WHAT TO PRODUCE: Starting at the line that contains "Write the React, TypeScript" and stopping after the line that contains "-24, -11, 0];", copy the lines exactly. Pictures are left out.

╔══

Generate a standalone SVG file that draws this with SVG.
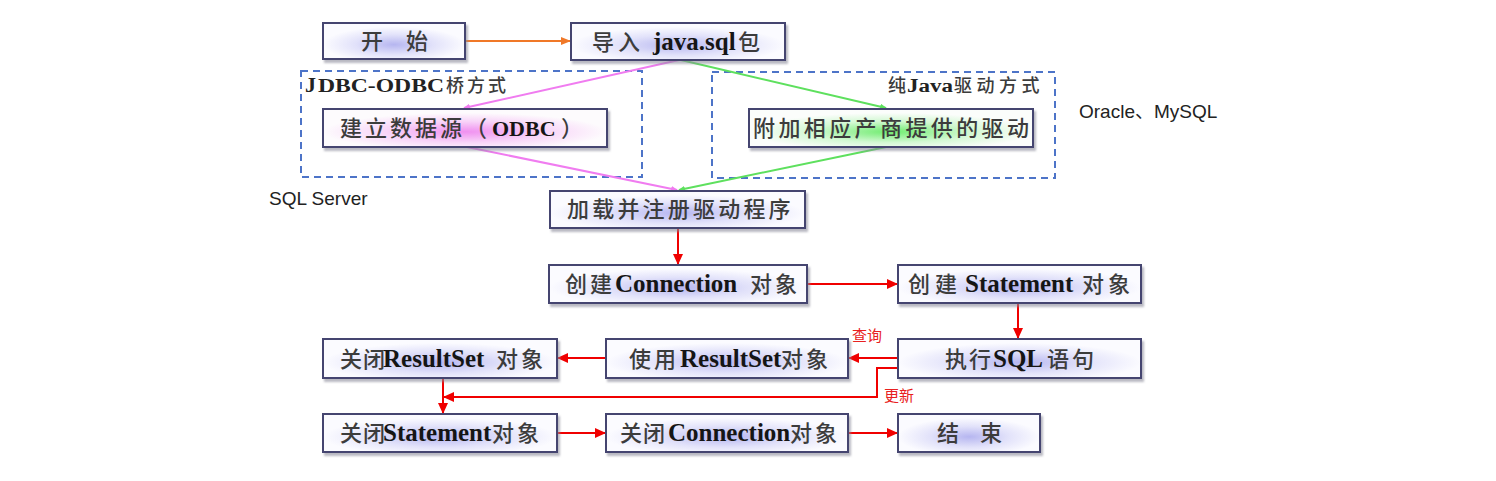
<svg xmlns="http://www.w3.org/2000/svg" width="1496" height="481" viewBox="0 0 1496 481">
<style>
.box{stroke:#45456f;stroke-width:2;filter:url(#sh)}
.bl{fill:url(#gb)}
.pk{fill:url(#gp)}
.gr{fill:url(#gg)}
.dash{fill:none;stroke:#4d74c8;stroke-width:2;stroke-dasharray:7 5}
.c{font-family:"Noto Sans CJK SC","Noto Sans",sans-serif;font-size:22px;fill:#3c3c3c;font-weight:500;letter-spacing:3px}
.l{font-family:"Liberation Serif",serif;font-weight:bold;font-size:25px;fill:#151515;letter-spacing:0}
.cs{font-family:"Noto Sans CJK SC",sans-serif;font-size:18px;fill:#3c3c3c;font-weight:500}
.ls{font-family:"Liberation Serif",serif;font-weight:bold;font-size:18px;fill:#222}
.note{font-family:"Liberation Sans","Noto Sans CJK SC",sans-serif;font-size:19px;fill:#222}
.red{font-family:"Noto Sans CJK SC",sans-serif;font-size:15px;fill:#e82020}
.rl{fill:none;stroke:#f00000;stroke-width:2;marker-end:url(#ar)}
</style>
<defs>
<filter id="sh" x="-10%" y="-20%" width="120%" height="150%">
<feDropShadow dx="2" dy="3" stdDeviation="1.2" flood-color="#8a8a9a" flood-opacity="0.6"/>
</filter>
<radialGradient id="gb" cx="0.5" cy="0.6" r="0.5">
<stop offset="0" stop-color="#b6b6f0"/>
<stop offset="0.55" stop-color="#e2e2fa"/>
<stop offset="1" stop-color="#fbfbff"/>
</radialGradient>
<radialGradient id="gp" cx="0.5" cy="0.6" r="0.5">
<stop offset="0" stop-color="#f090f0"/>
<stop offset="0.55" stop-color="#f8d4f8"/>
<stop offset="1" stop-color="#fdfbfd"/>
</radialGradient>
<radialGradient id="gg" cx="0.5" cy="0.6" r="0.5">
<stop offset="0" stop-color="#70ec70"/>
<stop offset="0.55" stop-color="#d2f8d2"/>
<stop offset="1" stop-color="#fbfdfb"/>
</radialGradient>
<marker id="ar" markerUnits="userSpaceOnUse" markerWidth="11" markerHeight="10" refX="10" refY="5" orient="auto">
<path d="M0,0 L11,5 L0,10 z" fill="#f00000"/>
</marker>
<marker id="ao" markerUnits="userSpaceOnUse" markerWidth="10" markerHeight="8" refX="9" refY="4" orient="auto">
<path d="M0,0 L10,4 L0,8 z" fill="#f07828"/>
</marker>
<marker id="ap" markerUnits="userSpaceOnUse" markerWidth="7" markerHeight="6" refX="6" refY="3" orient="auto">
<path d="M0,0 L7,3 L0,6 z" fill="#f07cf0"/>
</marker>
<marker id="ag" markerUnits="userSpaceOnUse" markerWidth="7" markerHeight="6" refX="6" refY="3" orient="auto">
<path d="M0,0 L7,3 L0,6 z" fill="#5ee05e"/>
</marker>
</defs>
<rect width="1496" height="481" fill="#ffffff"/>

<g id="group-jdbc-odbc">
<rect class="dash" x="301" y="71" width="341" height="106"/>
<text y="92"><tspan class="ls" x="305" style="font-size:22px">J</tspan><tspan class="ls" x="318" textLength="126" lengthAdjust="spacingAndGlyphs">DBC-ODBC</tspan><tspan class="cs" x="446" style="letter-spacing:3px">桥方式</tspan></text>
</g>
<g id="group-pure-java">
<rect class="dash" x="712" y="72" width="343" height="106"/>
<text y="92"><tspan class="cs" x="888">纯</tspan><tspan class="ls" x="907" textLength="46" lengthAdjust="spacingAndGlyphs">Java</tspan><tspan class="cs" x="954" style="letter-spacing:4.5px">驱动方式</tspan></text>
</g>

<g id="connectors">
<path d="M465,41 H570" fill="none" stroke="#f07828" stroke-width="2" marker-end="url(#ao)"/>
<path d="M679,60 L464,108" fill="none" stroke="#f07cf0" stroke-width="2" marker-end="url(#ap)"/>
<path d="M467,147 L677,190" fill="none" stroke="#f07cf0" stroke-width="2" marker-end="url(#ap)"/>
<path d="M681,60 L886,108" fill="none" stroke="#5ee05e" stroke-width="2" marker-end="url(#ag)"/>
<path d="M886,147 L679,190" fill="none" stroke="#5ee05e" stroke-width="2" marker-end="url(#ag)"/>
<path class="rl" d="M678,229 V264"/>
<path class="rl" d="M807,284 H897"/>
<path class="rl" d="M1018,304 V338"/>
<path class="rl" d="M897,358 H849"/>
<path class="rl" d="M606,358 H558"/>
<path class="rl" d="M443,379 V413"/>
<path class="rl" d="M897,368 H877 V397 H444"/>
<path class="rl" d="M558,433 H605"/>
<path class="rl" d="M849,433 H897"/>
<text class="red" x="852" y="341">查询</text>
<text class="red" x="884" y="401">更新</text>
</g>

<g id="node-start">
<rect class="box bl" x="323" y="23" width="142" height="36"/>
<text y="49"><tspan class="c" x="361">开</tspan><tspan class="c" x="406">始</tspan></text>
</g>
<g id="node-import">
<rect class="box bl" x="571" y="23" width="214" height="37"/>
<text y="50"><tspan class="c" x="592" style="letter-spacing:4px">导入</tspan><tspan class="l" x="653">java.sql</tspan><tspan class="c" x="738">包</tspan></text>
</g>
<g id="node-odbc">
<rect class="box pk" x="323" y="109" width="284" height="38"/>
<text y="136"><tspan class="c" x="340">建立数据源（</tspan><tspan class="l" x="492" style="font-size:22px">ODBC</tspan><tspan class="c" x="561">）</tspan></text>
</g>
<g id="node-vendor">
<rect class="box gr" x="749" y="109" width="284" height="38"/>
<text y="136"><tspan class="c" x="753" style="letter-spacing:3.4px">附加相应产商提供的驱动</tspan></text>
</g>
<g id="node-load">
<rect class="box bl" x="550" y="191" width="255" height="37"/>
<text y="217"><tspan class="c" x="567" style="letter-spacing:3.2px">加载并注册驱动程序</tspan></text>
</g>
<g id="node-create-conn">
<rect class="box bl" x="549" y="265" width="258" height="38"/>
<text y="292"><tspan class="c" x="565">创建</tspan><tspan class="l" x="615">Connection</tspan><tspan class="c" x="750">对象</tspan></text>
</g>
<g id="node-create-stmt">
<rect class="box bl" x="898" y="265" width="243" height="38"/>
<text y="292"><tspan class="c" x="908" style="letter-spacing:5px">创建</tspan><tspan class="l" x="965">Statement</tspan><tspan class="c" x="1082" style="letter-spacing:4px">对象</tspan></text>
</g>
<g id="node-exec">
<rect class="box bl" x="898" y="339" width="243" height="39"/>
<text y="367"><tspan class="c" x="945" style="letter-spacing:2px">执行</tspan><tspan class="l" x="993">SQL</tspan><tspan class="c" x="1047">语句</tspan></text>
</g>
<g id="node-use-rs">
<rect class="box bl" x="606" y="339" width="242" height="39"/>
<text y="367"><tspan class="c" x="629">使用</tspan><tspan class="l" x="680">ResultSet</tspan><tspan class="c" x="781">对象</tspan></text>
</g>
<g id="node-close-rs">
<rect class="box bl" x="323" y="339" width="234" height="39"/>
<text y="367"><tspan class="c" x="340" style="letter-spacing:1px">关闭</tspan><tspan class="l" x="383">ResultSet</tspan><tspan class="c" x="496">对象</tspan></text>
</g>
<g id="node-close-stmt">
<rect class="box bl" x="323" y="414" width="234" height="38"/>
<text y="441"><tspan class="c" x="340" style="letter-spacing:1px">关闭</tspan><tspan class="l" x="383">Statement</tspan><tspan class="c" x="492">对象</tspan></text>
</g>
<g id="node-close-conn">
<rect class="box bl" x="606" y="414" width="242" height="38"/>
<text y="441"><tspan class="c" x="620" style="letter-spacing:1px">关闭</tspan><tspan class="l" x="668">Connection</tspan><tspan class="c" x="790">对象</tspan></text>
</g>
<g id="node-end">
<rect class="box bl" x="898" y="414" width="142" height="38"/>
<text y="441"><tspan class="c" x="937">结</tspan><tspan class="c" x="980">束</tspan></text>
</g>

<text class="note" x="1079" y="118">Oracle、MySQL</text>
<text class="note" x="269" y="205">SQL Server</text>
</svg>
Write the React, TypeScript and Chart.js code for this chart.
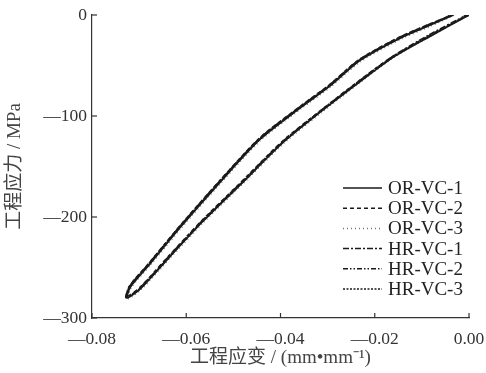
import React, { useEffect, useRef } from 'react';
import { Chart, registerables } from 'chart.js';

Chart.register(...registerables);

const seriesNames = ['OR-VC-1', 'OR-VC-2', 'OR-VC-3', 'HR-VC-1', 'HR-VC-2', 'HR-VC-3'];

const xTicks = [-0.08, -0.06, -0.04, -0.02, 0];
const yTicks = [-300, -200, -100, 0];

const orVc1Strain = [0, -0.0082, -0.0161, -0.0231, -0.0315, -0.0394, -0.0485, -0.0566, -0.0634, -0.0697, -0.0725, -0.0718, -0.0676, -0.0612, -0.0527, -0.0443, -0.0358, -0.0294, -0.0231, -0.0146, -0.0082, -0.0033];
const orVc1Stress = [0, -21, -42, -66, -96, -126, -168, -205, -239, -271, -280, -269, -246, -210, -165, -123, -92, -70, -45, -23, -10, 0];

const orVc2Strain = [0, -0.0083, -0.0162, -0.0233, -0.0316, -0.0396, -0.0487, -0.0568, -0.0636, -0.0699, -0.0727, -0.072, -0.0678, -0.0614, -0.0529, -0.0445, -0.036, -0.0296, -0.0233, -0.0148, -0.0084, -0.0035];
const orVc2Stress = [0, -20, -41, -65, -95, -125, -167, -204, -238, -270, -279, -268, -245, -209, -164, -122, -91, -69, -44, -22, -9, 0];

const orVc3Strain = [-0.0003, -0.0084, -0.0163, -0.0232, -0.0314, -0.0393, -0.0484, -0.0565, -0.0633, -0.0696, -0.0724, -0.0717, -0.0675, -0.0611, -0.0526, -0.0442, -0.0357, -0.0293, -0.023, -0.0145, -0.0081, -0.0031];
const orVc3Stress = [0, -21, -43, -67, -97, -127, -169, -206, -240, -272, -281, -270, -247, -211, -166, -124, -93, -71, -46, -24, -11, 0];

const hrVc1Strain = [-0.0005, -0.0086, -0.0165, -0.0235, -0.0318, -0.0397, -0.0488, -0.0569, -0.0637, -0.07, -0.0728, -0.0721, -0.0679, -0.0615, -0.053, -0.0446, -0.0361, -0.0297, -0.0234, -0.0149, -0.0085, -0.0038];
const hrVc1Stress = [0, -20, -42, -66, -96, -126, -168, -205, -239, -271, -280, -269, -246, -210, -165, -123, -92, -70, -45, -23, -10, 0];

const hrVc2Strain = [-0.0004, -0.0085, -0.0164, -0.0234, -0.0317, -0.0395, -0.0486, -0.0567, -0.0635, -0.0698, -0.0726, -0.0719, -0.0677, -0.0613, -0.0528, -0.0444, -0.0359, -0.0295, -0.0232, -0.0147, -0.0083, -0.0036];
const hrVc2Stress = [0, -21, -42, -66, -96, -126, -168, -205, -239, -271, -279, -268, -245, -209, -164, -122, -91, -69, -44, -22, -9, 0];

const hrVc3Strain = [-0.0002, -0.0083, -0.0162, -0.0232, -0.0316, -0.0395, -0.0486, -0.0567, -0.0635, -0.0698, -0.0726, -0.0719, -0.0677, -0.0613, -0.0528, -0.0444, -0.0359, -0.0295, -0.0232, -0.0147, -0.0083, -0.0034];
const hrVc3Stress = [0, -21, -42, -66, -96, -126, -168, -205, -239, -271, -280, -269, -246, -210, -165, -123, -92, -70, -45, -23, -10, 0];

const strains = [orVc1Strain, orVc2Strain, orVc3Strain, hrVc1Strain, hrVc2Strain, hrVc3Strain];
const stresses = [orVc1Stress, orVc2Stress, orVc3Stress, hrVc1Stress, hrVc2Stress, hrVc3Stress];

const dashes: number[][] = [[], [4, 3], [1, 3], [6, 2, 2, 2], [5, 2, 1.5, 2, 1.5, 2], [2, 1.5]];
const colors = ['#1a1a1a', '#1a1a1a', '#777777', '#1a1a1a', '#1a1a1a', '#1a1a1a'];

const FONT = "'Liberation Serif', 'Noto Sans CJK SC', serif";

const fmt = (v: number, digits: number) => {
  if (v === 0) return digits > 0 ? (0).toFixed(digits) : '0';
  return (v < 0 ? '—' : '') + Math.abs(v).toFixed(digits);
};

const decorPlugin = {
  id: 'decor',
  afterDraw(chart: any) {
    const ctx = chart.ctx;
    const xs = chart.scales.x;
    const ys = chart.scales.y;
    const area = chart.chartArea;
    ctx.save();
    ctx.strokeStyle = '#333';
    ctx.lineWidth = 1.2;
    xTicks.forEach((t) => {
      const px = xs.getPixelForValue(t);
      ctx.beginPath();
      ctx.moveTo(px, area.bottom);
      ctx.lineTo(px, area.bottom - 5);
      ctx.stroke();
    });
    yTicks.forEach((t) => {
      const py = ys.getPixelForValue(t);
      ctx.beginPath();
      ctx.moveTo(area.left, py);
      ctx.lineTo(area.left + 5, py);
      ctx.stroke();
    });
    // legend
    const x0 = 343;
    const x1 = 382;
    const yStart = 188;
    const dy = 20.2;
    ctx.font = `19px ${FONT}`;
    ctx.textBaseline = 'middle';
    ctx.textAlign = 'left';
    chart.data.datasets.forEach((ds: any, i: number) => {
      const y = yStart + i * dy;
      ctx.strokeStyle = ds.borderColor;
      ctx.lineWidth = 1.5;
      ctx.setLineDash(ds.borderDash || []);
      ctx.beginPath();
      ctx.moveTo(x0, y);
      ctx.lineTo(x1, y);
      ctx.stroke();
      ctx.setLineDash([]);
      ctx.fillStyle = '#222';
      ctx.fillText(ds.label, x1 + 6, y + 1);
    });
    ctx.restore();
  },
};

export default function App() {
  const ref = useRef<HTMLCanvasElement | null>(null);
  useEffect(() => {
    document.body.style.margin = '0';
    const canvas = ref.current;
    if (!canvas) return;
    const datasets = seriesNames.map((name, i) => ({
      label: name,
      data: strains[i].map((x, j) => ({ x, y: stresses[i][j] })),
      showLine: true,
      borderColor: colors[i],
      borderWidth: 1.6,
      borderDash: dashes[i],
      pointRadius: 0,
      tension: 0.25,
      fill: false,
    }));
    const chart = new Chart(canvas, {
      type: 'scatter',
      data: { datasets },
      plugins: [decorPlugin],
      options: {
        responsive: false,
        animation: false,
        layout: { padding: { top: 15, right: 17, left: 0, bottom: 0 } },
        plugins: { legend: { display: false }, tooltip: { enabled: false } },
        scales: {
          x: {
            type: 'linear',
            min: -0.08,
            max: 0,
            afterBuildTicks: (s: any) => {
              s.ticks = xTicks.map((v) => ({ value: v }));
            },
            afterFit: (s: any) => {
              s.height = 55;
              s.paddingRight = 0;
              s.paddingLeft = 0;
            },
            grid: { display: false, drawTicks: false },
            border: { display: true, color: '#333', width: 1.2 },
            ticks: {
              color: '#333',
              padding: 11,
              font: { family: FONT, size: 17.5 },
              callback: (v: any) => fmt(Number(v), 2),
              maxRotation: 0,
            },
            title: {
              display: true,
              text: '工程应变 / (mm•mm⁻¹)',
              color: '#444',
              font: { family: FONT, size: 19 },
              padding: { top: 0, bottom: 4 },
            },
          },
          y: {
            type: 'linear',
            min: -300,
            max: 0,
            afterBuildTicks: (s: any) => {
              s.ticks = yTicks.map((v) => ({ value: v }));
            },
            afterFit: (s: any) => {
              s.width = 92;
              s.paddingTop = 0;
              s.paddingBottom = 0;
            },
            grid: { display: false, drawTicks: false },
            border: { display: true, color: '#333', width: 1.2 },
            ticks: {
              color: '#333',
              padding: 5,
              font: { family: FONT, size: 17.5 },
              callback: (v: any) => fmt(Number(v), 0),
            },
            title: {
              display: true,
              text: '工程应力 / MPa',
              color: '#444',
              font: { family: FONT, size: 19 },
              padding: { top: 4, bottom: 0 },
            },
          },
        },
      },
    });
    return () => chart.destroy();
  }, []);
  return <canvas ref={ref} width={486} height={373} style={{ display: 'block' }} />;
}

╚══

RESPONSE BELOW:
Write the React, TypeScript and Chart.js code for this chart.
import React, { useEffect, useRef } from 'react';
import { Chart, registerables } from 'chart.js';

Chart.register(...registerables);

const seriesNames = ['OR-VC-1', 'OR-VC-2', 'OR-VC-3', 'HR-VC-1', 'HR-VC-2', 'HR-VC-3'];

const xTicks = [-0.08, -0.06, -0.04, -0.02, 0];
const yTicks = [-300, -200, -100, 0];

const orVc1Strain = [0, -0.0082, -0.0161, -0.0231, -0.0315, -0.0394, -0.0485, -0.0566, -0.0634, -0.0697, -0.0725, -0.0718, -0.0676, -0.0612, -0.0527, -0.0443, -0.0358, -0.0294, -0.0231, -0.0146, -0.0082, -0.0033];
const orVc1Stress = [0, -21, -42, -66, -96, -126, -168, -205, -239, -271, -280, -269, -246, -210, -165, -123, -92, -70, -45, -23, -10, 0];

const orVc2Strain = [0, -0.0083, -0.0162, -0.0233, -0.0316, -0.0396, -0.0487, -0.0568, -0.0636, -0.0699, -0.0727, -0.072, -0.0678, -0.0614, -0.0529, -0.0445, -0.036, -0.0296, -0.0233, -0.0148, -0.0084, -0.0035];
const orVc2Stress = [0, -20, -41, -65, -95, -125, -167, -204, -238, -270, -279, -268, -245, -209, -164, -122, -91, -69, -44, -22, -9, 0];

const orVc3Strain = [-0.0003, -0.0084, -0.0163, -0.0232, -0.0314, -0.0393, -0.0484, -0.0565, -0.0633, -0.0696, -0.0724, -0.0717, -0.0675, -0.0611, -0.0526, -0.0442, -0.0357, -0.0293, -0.023, -0.0145, -0.0081, -0.0031];
const orVc3Stress = [0, -21, -43, -67, -97, -127, -169, -206, -240, -272, -281, -270, -247, -211, -166, -124, -93, -71, -46, -24, -11, 0];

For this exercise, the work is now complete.